Prospects for peace took a nosedive when Arab leaders at the 1967 Khartoum summit passed a resolution opposing peace with Israel, recognition of Israel or negotiations with Israel. To the Israelis, the Three No’s were further proof that the Arabs were not even remotely interested in peace. Shortly after the Khartoum resolution was unanimously adopted, Heikal wrote that the Arabs could accept a diplomatic solution of the Arab-Israeli dispute on condition that they would not have to recognize Israel, negotiate openly with it, abandon the Palestinian cause and allow Israeli ships passage through the Suez Canal.
In a commentary in Al-Ahram some two years later, Heikal upped the ante. As he wrote, “There is no room in the Middle East for Arab nationalism and Zionist nationalism…”
According to Sharnoff, Egypt neither accepted nor rejected United Nations resolution 242, which, among other things, called for the withdrawal of Israeli forces from the occupied territories, a just settlement of the Palestinian refugee problem and the “territorial inviolability and political independence of every state in the area.” Nasser claimed that the resolution required further study.
Nor did Egypt have much faith in the mission of United Nations envoy Gunnar Jarring, whose mandate was to implement resolution 242. In Heikal’s estimation, Jarring’s mission would benefit Egypt by providing time to prepare for another war.
“Egypt’s decision to engage in diplomacy was a calculated strategy to buy time in preparation for a future war,” says Sharnoff.

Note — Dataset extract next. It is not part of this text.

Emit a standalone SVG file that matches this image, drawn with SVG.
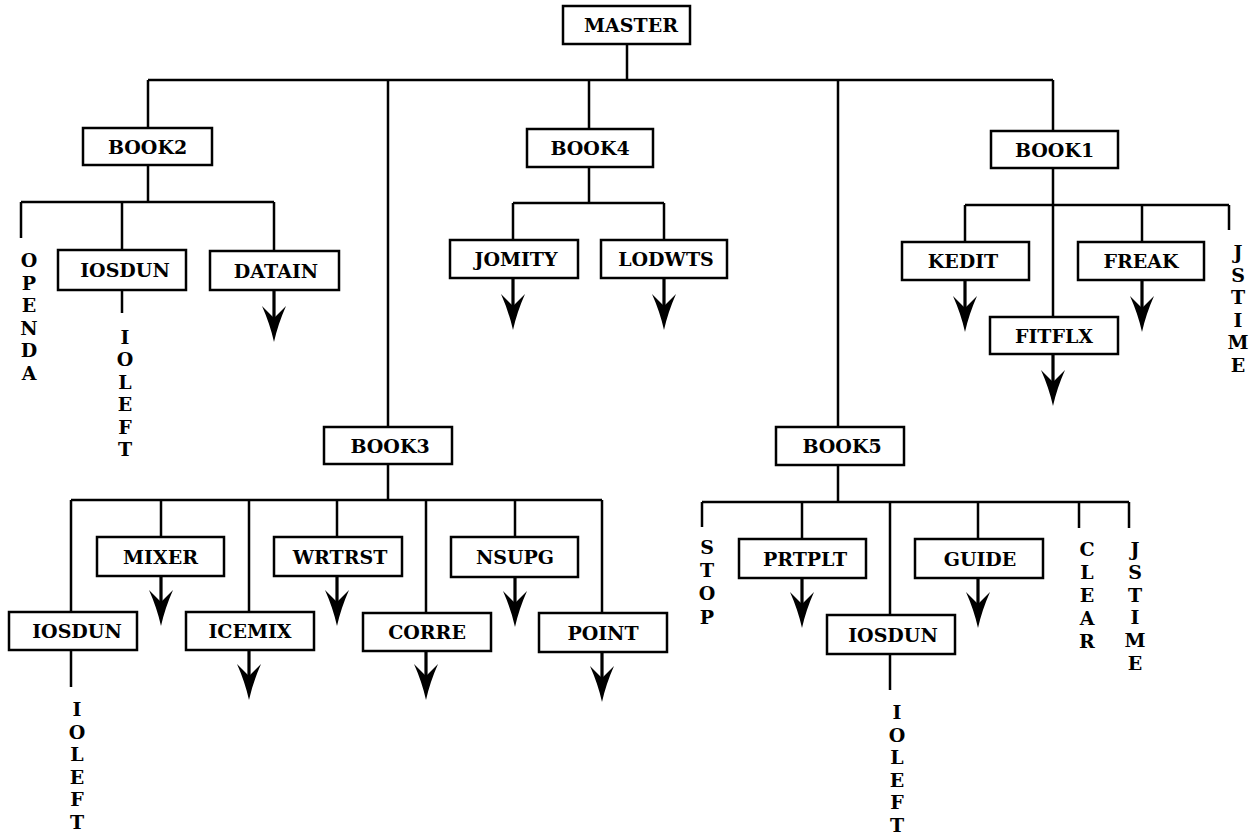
<svg xmlns="http://www.w3.org/2000/svg" xmlns:xlink="http://www.w3.org/1999/xlink" width="1255" height="836" viewBox="0 0 1255 836">
<style>
.box{fill:#fff;stroke:#000;stroke-width:2.5}
.lbl{font-family:"DejaVu Serif","Liberation Serif",serif;font-weight:bold;font-size:19px;fill:#000;text-anchor:middle}
.vl{font-family:"DejaVu Serif","Liberation Serif",serif;font-weight:bold;font-size:19px;fill:#000;text-anchor:middle}
.ln{stroke:#000;stroke-width:2.5;fill:none}
.sh{stroke:#000;stroke-width:3.2;fill:none}
</style>
<defs>
<path id="ah" d="M0,0 Q-4,-18 -12,-36 L0,-24 L12,-36 Q4,-18 0,0 Z" fill="#000"/>
</defs>
<rect width="1255" height="836" fill="#fff"/>
<g id="connectors">
<path class="ln" d="M627,44V80M148,80H1053M148,80V128M388,80V427M589,80V129M838,80V427M1053,80V131"/>
<path class="ln" d="M148,165V202M21,202H274M21,202V238M122,202V250M274,202V251M122,290V313"/>
<path class="ln" d="M589,167V203M513,203H664M513,203V240M664,203V240"/>
<path class="ln" d="M1053,168V317M965,205H1229M965,205V242M1142,205V242M1229,205V230"/>
<path class="ln" d="M388,464V500M71,500H602M71,500V612M161,500V537M249,500V612M337,500V537M426,500V613M515,500V537M602,500V613M71,650V687"/>
<path class="ln" d="M838,465V502M702,502H1129M702,502V527M802,502V539M890,502V615M978,502V539M1079,502V528M1129,502V528M890,654V690"/>
<path class="sh" d="M274,290V320M513,278V308M664,278V308M965,280V310M1142,280V310M1053,354V384M161,576V604M337,576V604M515,577V605M249,650V678M426,651V678M602,652V680M802,578V606M978,578V606"/>
<use xlink:href="#ah" x="274" y="342"/>
<use xlink:href="#ah" x="513" y="330"/>
<use xlink:href="#ah" x="664" y="330"/>
<use xlink:href="#ah" x="965" y="332"/>
<use xlink:href="#ah" x="1142" y="332"/>
<use xlink:href="#ah" x="1053" y="406"/>
<use xlink:href="#ah" x="161" y="626"/>
<use xlink:href="#ah" x="337" y="626"/>
<use xlink:href="#ah" x="515" y="627"/>
<use xlink:href="#ah" x="249" y="700"/>
<use xlink:href="#ah" x="426" y="700"/>
<use xlink:href="#ah" x="602" y="702"/>
<use xlink:href="#ah" x="802" y="628"/>
<use xlink:href="#ah" x="978" y="628"/>
</g>
<g id="n-master"><rect class="box" x="563" y="6" width="127" height="38"/><text class="lbl" x="631" y="32">MASTER</text></g>
<g id="n-book2"><rect class="box" x="83" y="128" width="129" height="37"/><text class="lbl" x="147.5" y="153.5">BOOK2</text></g>
<g id="n-book4"><rect class="box" x="527" y="129" width="126" height="38"/><text class="lbl" x="590" y="155">BOOK4</text></g>
<g id="n-book1"><rect class="box" x="991" y="131" width="127" height="37"/><text class="lbl" x="1054.5" y="156.5">BOOK1</text></g>
<g id="n-iosdun1"><rect class="box" x="58" y="250" width="128" height="40"/><text class="lbl" x="125" y="277">IOSDUN</text></g>
<g id="n-datain"><rect class="box" x="210" y="251" width="129" height="39"/><text class="lbl" x="276" y="277.5">DATAIN</text></g>
<g id="n-jomity"><rect class="box" x="450" y="240" width="128" height="38"/><text class="lbl" x="516" y="266">JOMITY</text></g>
<g id="n-lodwts"><rect class="box" x="601" y="240" width="126" height="38"/><text class="lbl" x="666" y="266">LODWTS</text></g>
<g id="n-kedit"><rect class="box" x="902" y="242" width="127" height="38"/><text class="lbl" x="963" y="268">KEDIT</text></g>
<g id="n-freak"><rect class="box" x="1078" y="242" width="126" height="38"/><text class="lbl" x="1141" y="268">FREAK</text></g>
<g id="n-fitflx"><rect class="box" x="990" y="317" width="128" height="37"/><text class="lbl" x="1054" y="342.5">FITFLX</text></g>
<g id="n-book3"><rect class="box" x="324" y="427" width="128" height="37"/><text class="lbl" x="390" y="452.5">BOOK3</text></g>
<g id="n-book5"><rect class="box" x="776" y="427" width="128" height="38"/><text class="lbl" x="842" y="453">BOOK5</text></g>
<g id="n-mixer"><rect class="box" x="97" y="537" width="127" height="39"/><text class="lbl" x="160.5" y="563.5">MIXER</text></g>
<g id="n-wrtrst"><rect class="box" x="274" y="537" width="128" height="39"/><text class="lbl" x="340" y="563.5">WRTRST</text></g>
<g id="n-nsupg"><rect class="box" x="451" y="537" width="127" height="40"/><text class="lbl" x="515" y="564">NSUPG</text></g>
<g id="n-iosdun2"><rect class="box" x="9" y="612" width="128" height="38"/><text class="lbl" x="77" y="638">IOSDUN</text></g>
<g id="n-icemix"><rect class="box" x="186" y="612" width="128" height="38"/><text class="lbl" x="250" y="638">ICEMIX</text></g>
<g id="n-corre"><rect class="box" x="363" y="613" width="128" height="38"/><text class="lbl" x="427" y="639">CORRE</text></g>
<g id="n-point"><rect class="box" x="539" y="613" width="128" height="39"/><text class="lbl" x="603" y="639.5">POINT</text></g>
<g id="n-prtplt"><rect class="box" x="739" y="539" width="127" height="39"/><text class="lbl" x="805" y="565.5">PRTPLT</text></g>
<g id="n-guide"><rect class="box" x="915" y="539" width="128" height="39"/><text class="lbl" x="980" y="565.5">GUIDE</text></g>
<g id="n-iosdun3"><rect class="box" x="827" y="615" width="128" height="39"/><text class="lbl" x="893" y="641.5">IOSDUN</text></g>
<g id="n-openda"><text class="vl" x="29" y="267"><tspan x="29">O</tspan><tspan x="29" dy="22.6">P</tspan><tspan x="29" dy="22.6">E</tspan><tspan x="29" dy="22.6">N</tspan><tspan x="29" dy="22.6">D</tspan><tspan x="29" dy="22.6">A</tspan></text></g>
<g id="n-ioleft1"><text class="vl" x="125" y="344"><tspan x="125">I</tspan><tspan x="125" dy="22.4">O</tspan><tspan x="125" dy="22.4">L</tspan><tspan x="125" dy="22.4">E</tspan><tspan x="125" dy="22.4">F</tspan><tspan x="125" dy="22.4">T</tspan></text></g>
<g id="n-jstime1"><text class="vl" x="1238" y="259"><tspan x="1238">J</tspan><tspan x="1238" dy="22.6">S</tspan><tspan x="1238" dy="22.6">T</tspan><tspan x="1238" dy="22.6">I</tspan><tspan x="1238" dy="22.6">M</tspan><tspan x="1238" dy="22.6">E</tspan></text></g>
<g id="n-ioleft2"><text class="vl" x="77" y="716"><tspan x="77">I</tspan><tspan x="77" dy="22.6">O</tspan><tspan x="77" dy="22.6">L</tspan><tspan x="77" dy="22.6">E</tspan><tspan x="77" dy="22.6">F</tspan><tspan x="77" dy="22.6">T</tspan></text></g>
<g id="n-stop"><text class="vl" x="707" y="554"><tspan x="707">S</tspan><tspan x="707" dy="23.2">T</tspan><tspan x="707" dy="23.2">O</tspan><tspan x="707" dy="23.2">P</tspan></text></g>
<g id="n-clear"><text class="vl" x="1087" y="556"><tspan x="1087">C</tspan><tspan x="1087" dy="23">L</tspan><tspan x="1087" dy="23">E</tspan><tspan x="1087" dy="23">A</tspan><tspan x="1087" dy="23">R</tspan></text></g>
<g id="n-jstime2"><text class="vl" x="1135" y="556"><tspan x="1135">J</tspan><tspan x="1135" dy="22.8">S</tspan><tspan x="1135" dy="22.8">T</tspan><tspan x="1135" dy="22.8">I</tspan><tspan x="1135" dy="22.8">M</tspan><tspan x="1135" dy="22.8">E</tspan></text></g>
<g id="n-ioleft3"><text class="vl" x="897" y="719"><tspan x="897">I</tspan><tspan x="897" dy="22.6">O</tspan><tspan x="897" dy="22.6">L</tspan><tspan x="897" dy="22.6">E</tspan><tspan x="897" dy="22.6">F</tspan><tspan x="897" dy="22.6">T</tspan></text></g>
</svg>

Egypt formally launched the War of Attrition against Israel in Sinai in 1968, although skirmishes and battles had already begun along the Suez Canal in the summer of 1967. Unfortunately, Sharnoff mentions that war only on passing. Egypt, in concert with Syria, started the Yom Kippur War 0n October 6, 1973.
In conclusion, Sharnoff is less than impressed by Nasser’s stance toward Israel.
As he puts it, “The real paradox of Nasser’s strategy is that while he possessed far more legitimacy than any other Arab leader to conclude a political settlement, he remained fearful of losing his leadership role.”
Until his untimely death in 1970, Sharnoff notes, Nasser sustained his leadership status in the Arab world by “placating the Arab masses with declarations of Egypt’s steadfast commitment to the (1952) revolution, pan-Arabism, Palestinian rights, and the eventual liquidation of Israel.”
On the eve of his passing, Nasser informed King Hussein that the destruction of Israel remained his ultimate goal. “I believe that we now have a duty to remove the aggressor from our land and to regain the Arab territories occupied by the Israelis,” he said. “We can then engage in a covert struggle to liberate the land of Palestine, to liberate Haifa and Jaffa.”
As Sharnoff suggests, Nasser’s rejectionism was a failure. “His unwillingness to compromise and formulate a coherent policy prevented Egypt from regaining its territory and dignity, principles that Nasser had so vigorously championed since assuming power.”
Nasser’s policy led to the War of Attrition, which would bring further devastation to Egypt. It was left to his successor, Anwar Sadat, to reclaim the Sinai by means of diplomacy.